Verso il 1910 uno zoologo russo disse di essersi imbattuto in un cosacco che diceva di aver potuto osservare per settimane un Almas femmina che era stata catturata da alcuni agricoltori e tenuta per settimane legata ad una macina prima di liberarla.
Grazie a questo contatto il mandriano aveva potuto fornire parecchie informazioni sulle abitudini dell’Almas. La storia più incredibile però riguarda Zana, un’altra Almas vissuta in una fattoria del Caucaso da schiava nel 1900.
Catturata e passata da un padrone all’altro finì per essere condotta in catene nella fattoria di un uomo, un certo Edgi Genaba che la rinchiuse prima in un recinto fino a che si ammansì e poi la lasciò libera di girare quando ormai si era ammansita.
Esteticamente era brutta e coperta di pelo nero rossiccio, non sapeva parlare ed emetteva solamente borbottii incomprensibili. Zana non sopportava di stare nei locali chiusi così rimaneva sempre fuori a occuparsi di lavori.
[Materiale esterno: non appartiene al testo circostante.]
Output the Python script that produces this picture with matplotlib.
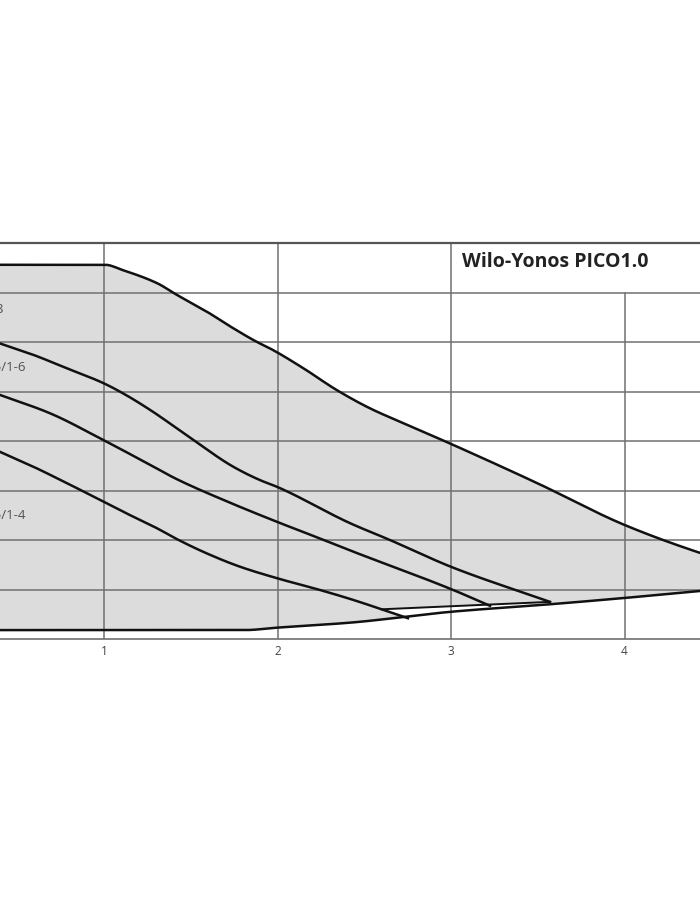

Nel 1964 fu uno storco russo, Boris Porshnev, a cercare informazioni sulla donna dalla gente del posto. In quei luoghi sono tutti molto longevi, così il russo riuscì a trovare persone che dicevano di averla conosciuta.
Alcuni sostennero di essere stati al suo funerale, però la cosa più incredibile fu che incontrò due “presunti” nipoti di Zara. La Almas avrebbe dato alla luce due figli, ovviamente di uomini diversi, che però avrebbe lavato al fiume facendoli morire, così le persone del villaggio avevano preso l’abitudine di portarglieli via appena nati, in modo da farli crescere da altre famiglie.
Sarebbero in questo modo riusciti a sopravvivere due maschietti e due femminucce. I mezzosangue non erano però esteticamente così diversi dagli indigeni, se non per il colore più scuro della pelle e per il carattere, più turbolento.
Porshnev cercò i resti di Zana che non trovò, rinvenì però quelli di un suo figlio e ne dedusse che gli Almas non era altro che ultimi discendenti degli uomini di Neanderthal.